=== SET EXERCISE ===
Starting with the first line of the listing, quote each line exactly until and including the one with "import * as", leaving pictures out.

** begin DATA SECTION **

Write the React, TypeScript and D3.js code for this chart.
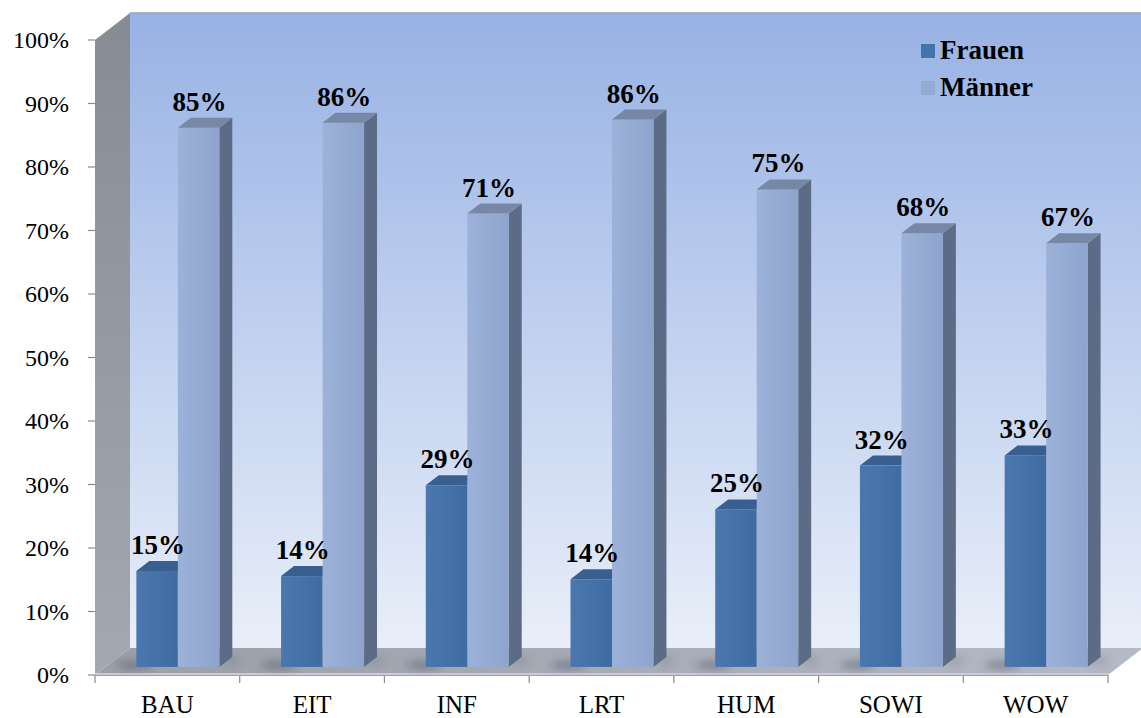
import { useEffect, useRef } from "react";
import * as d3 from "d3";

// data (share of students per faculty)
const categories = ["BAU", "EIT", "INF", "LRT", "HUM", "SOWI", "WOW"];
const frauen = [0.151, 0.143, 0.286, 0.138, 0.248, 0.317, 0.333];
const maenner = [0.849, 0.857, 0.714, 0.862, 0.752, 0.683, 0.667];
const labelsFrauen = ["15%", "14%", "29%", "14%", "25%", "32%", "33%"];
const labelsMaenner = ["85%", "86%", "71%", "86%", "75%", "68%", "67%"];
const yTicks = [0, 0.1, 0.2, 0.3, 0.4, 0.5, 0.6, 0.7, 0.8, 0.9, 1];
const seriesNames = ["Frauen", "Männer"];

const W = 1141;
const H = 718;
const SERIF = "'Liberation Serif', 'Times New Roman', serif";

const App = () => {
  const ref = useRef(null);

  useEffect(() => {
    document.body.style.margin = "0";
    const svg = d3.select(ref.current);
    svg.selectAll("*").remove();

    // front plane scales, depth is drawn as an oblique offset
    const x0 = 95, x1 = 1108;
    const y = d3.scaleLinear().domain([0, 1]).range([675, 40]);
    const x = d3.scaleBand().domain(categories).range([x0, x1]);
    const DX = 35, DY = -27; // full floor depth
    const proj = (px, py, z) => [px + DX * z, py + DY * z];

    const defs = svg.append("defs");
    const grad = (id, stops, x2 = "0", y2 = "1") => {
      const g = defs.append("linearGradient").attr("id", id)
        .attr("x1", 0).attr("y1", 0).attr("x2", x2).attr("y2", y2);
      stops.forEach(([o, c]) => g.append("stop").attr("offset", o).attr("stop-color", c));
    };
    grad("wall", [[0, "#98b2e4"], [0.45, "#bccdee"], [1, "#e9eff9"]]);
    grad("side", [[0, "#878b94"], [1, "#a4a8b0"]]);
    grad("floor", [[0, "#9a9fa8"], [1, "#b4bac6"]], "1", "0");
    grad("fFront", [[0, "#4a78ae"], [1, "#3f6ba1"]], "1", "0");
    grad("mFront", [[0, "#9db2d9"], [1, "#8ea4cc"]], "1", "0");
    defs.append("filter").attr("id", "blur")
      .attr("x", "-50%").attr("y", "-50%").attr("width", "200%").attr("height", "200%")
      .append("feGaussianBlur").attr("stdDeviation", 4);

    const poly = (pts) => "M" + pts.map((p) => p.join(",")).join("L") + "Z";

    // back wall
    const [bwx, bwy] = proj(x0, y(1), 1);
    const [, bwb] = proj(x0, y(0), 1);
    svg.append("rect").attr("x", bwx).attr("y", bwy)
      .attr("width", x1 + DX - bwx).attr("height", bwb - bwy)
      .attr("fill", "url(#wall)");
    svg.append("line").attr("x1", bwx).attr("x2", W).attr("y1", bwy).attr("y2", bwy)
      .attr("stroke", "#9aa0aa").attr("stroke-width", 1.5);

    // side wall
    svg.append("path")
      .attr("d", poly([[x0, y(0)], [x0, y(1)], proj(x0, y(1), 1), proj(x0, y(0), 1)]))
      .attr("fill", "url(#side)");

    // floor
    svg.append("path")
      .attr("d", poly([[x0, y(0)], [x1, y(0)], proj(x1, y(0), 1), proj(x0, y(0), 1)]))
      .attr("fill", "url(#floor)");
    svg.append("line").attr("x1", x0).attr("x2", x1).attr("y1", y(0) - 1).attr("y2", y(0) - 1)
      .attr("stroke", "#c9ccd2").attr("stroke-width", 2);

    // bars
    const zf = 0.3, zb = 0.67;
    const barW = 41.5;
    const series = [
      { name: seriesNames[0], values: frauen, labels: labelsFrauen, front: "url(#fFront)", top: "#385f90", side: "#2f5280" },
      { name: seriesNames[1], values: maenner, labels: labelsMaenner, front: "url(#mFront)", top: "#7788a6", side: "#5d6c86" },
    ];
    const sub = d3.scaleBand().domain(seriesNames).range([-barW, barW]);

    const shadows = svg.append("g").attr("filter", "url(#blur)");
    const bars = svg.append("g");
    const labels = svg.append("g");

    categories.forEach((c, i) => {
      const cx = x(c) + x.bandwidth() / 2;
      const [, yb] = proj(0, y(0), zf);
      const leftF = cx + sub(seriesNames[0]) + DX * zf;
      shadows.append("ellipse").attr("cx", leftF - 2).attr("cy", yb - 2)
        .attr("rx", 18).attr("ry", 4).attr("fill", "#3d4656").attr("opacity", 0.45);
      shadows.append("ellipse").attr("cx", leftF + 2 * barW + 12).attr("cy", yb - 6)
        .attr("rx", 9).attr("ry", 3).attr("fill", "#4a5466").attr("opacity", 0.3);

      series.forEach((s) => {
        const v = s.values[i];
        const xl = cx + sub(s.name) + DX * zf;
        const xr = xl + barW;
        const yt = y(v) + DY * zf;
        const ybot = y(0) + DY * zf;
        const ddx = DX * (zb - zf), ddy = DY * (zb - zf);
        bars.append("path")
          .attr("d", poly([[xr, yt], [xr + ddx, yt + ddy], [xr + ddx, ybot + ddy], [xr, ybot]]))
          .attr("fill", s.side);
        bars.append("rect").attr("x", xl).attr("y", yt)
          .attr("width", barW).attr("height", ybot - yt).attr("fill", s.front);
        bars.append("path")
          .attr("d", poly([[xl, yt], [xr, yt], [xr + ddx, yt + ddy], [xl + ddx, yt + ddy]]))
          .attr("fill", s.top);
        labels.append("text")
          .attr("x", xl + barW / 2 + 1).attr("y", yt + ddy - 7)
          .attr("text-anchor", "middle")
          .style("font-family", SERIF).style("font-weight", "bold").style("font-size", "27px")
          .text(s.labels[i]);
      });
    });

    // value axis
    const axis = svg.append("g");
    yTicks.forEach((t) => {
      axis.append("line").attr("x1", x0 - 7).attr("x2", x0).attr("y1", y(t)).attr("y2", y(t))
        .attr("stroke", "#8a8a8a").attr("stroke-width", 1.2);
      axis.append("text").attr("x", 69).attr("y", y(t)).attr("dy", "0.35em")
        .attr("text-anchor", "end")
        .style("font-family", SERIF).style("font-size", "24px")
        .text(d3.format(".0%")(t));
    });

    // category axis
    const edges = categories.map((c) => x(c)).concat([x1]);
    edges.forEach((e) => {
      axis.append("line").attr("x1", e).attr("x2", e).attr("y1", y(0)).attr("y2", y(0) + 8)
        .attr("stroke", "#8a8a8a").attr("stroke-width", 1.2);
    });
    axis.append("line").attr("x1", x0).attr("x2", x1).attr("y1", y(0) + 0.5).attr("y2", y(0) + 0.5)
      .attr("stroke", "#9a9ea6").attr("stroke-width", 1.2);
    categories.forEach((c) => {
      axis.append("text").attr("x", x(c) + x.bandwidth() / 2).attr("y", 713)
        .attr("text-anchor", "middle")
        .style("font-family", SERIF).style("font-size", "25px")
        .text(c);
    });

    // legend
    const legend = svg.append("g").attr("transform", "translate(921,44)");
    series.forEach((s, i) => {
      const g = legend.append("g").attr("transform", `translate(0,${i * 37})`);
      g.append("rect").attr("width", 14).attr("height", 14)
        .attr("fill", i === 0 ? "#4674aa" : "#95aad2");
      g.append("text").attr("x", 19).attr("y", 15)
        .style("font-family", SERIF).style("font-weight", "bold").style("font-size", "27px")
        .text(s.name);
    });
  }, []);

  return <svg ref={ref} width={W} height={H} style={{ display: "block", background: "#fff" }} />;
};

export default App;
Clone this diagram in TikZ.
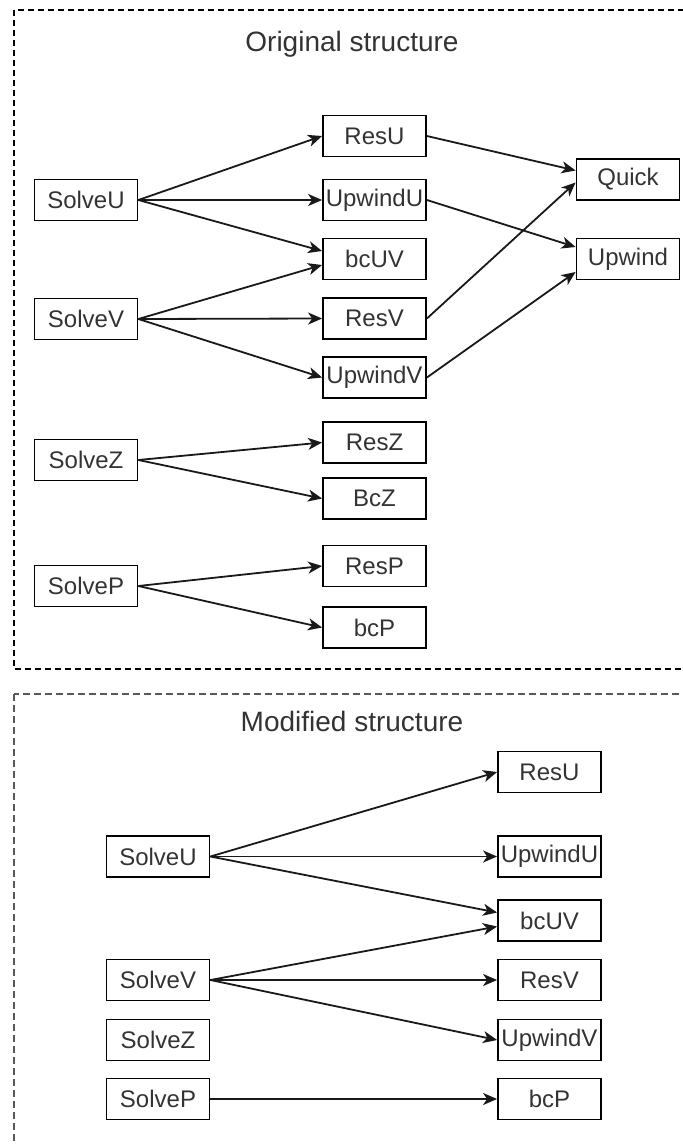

** end DATA SECTION **

=== EXERCISE RESULT ===
Write the React, TypeScript and D3.js code for this chart.
import { useEffect, useRef } from "react";
import * as d3 from "d3";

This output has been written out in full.